Accompanying this oral history is a letter (Jan. 6, 1989) from an unidentified German describing at length his career in the German Navy. He describes basic training (1938, p. 1), convoy duty (p. 1), submarine patrols aboard U-373 in the North Atlantic and the Mediterranean Sea (1941-1944, pp. 1-2), the German military rating system for promotions (p. 3), and the convoy lettering system for Allied ships (p. 3).
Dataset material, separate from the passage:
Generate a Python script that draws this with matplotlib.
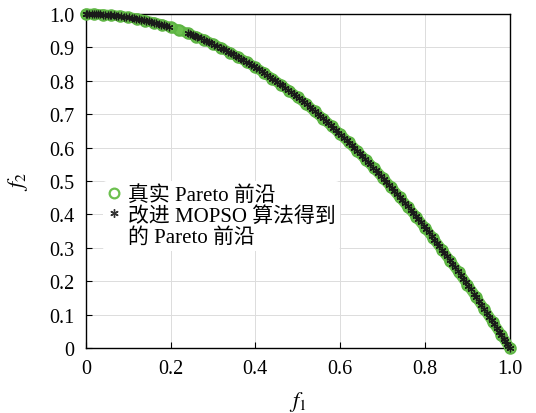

He also describes his post-war career in the West German Navy and his immigration to the United States in 1965 (p. 2).
In Interview #2 Captain Somers comments on his perspective of academic challenges at the USNA, his assignment to the USS
BUCK, convoy duty in the North Atlantic, transfer to the USS
WILKES, and operations at Casablanca and in the Mediterranean during the North Africa and Sicily invasions. He also describes duty on the
MARSHALL in the South Pacific at Saipan, Tinian, Guam, and the second battle of the Philippine Sea; his assignment to the USS
TUCKER; his resignation from the Navy in order to join the FBI; his return to active duty during the Korean War to work with the Armed Forces Special Weapons Project; and his work for the CIA subsequent to the Korean War.
In Interview #3 Captain Somers concentrates on his duty with the CIA monitoring the Soviet nuclear program, liaison service in Tokyo and London with British Intelligence, and assignment as deputy commander of U-2 planes stationed at Edwards Air Force Base. He comments on effort to recover a Soviet nuclear submarine that sank in the Pacific, duty in Vietnam, and project work for the FBI and CIA.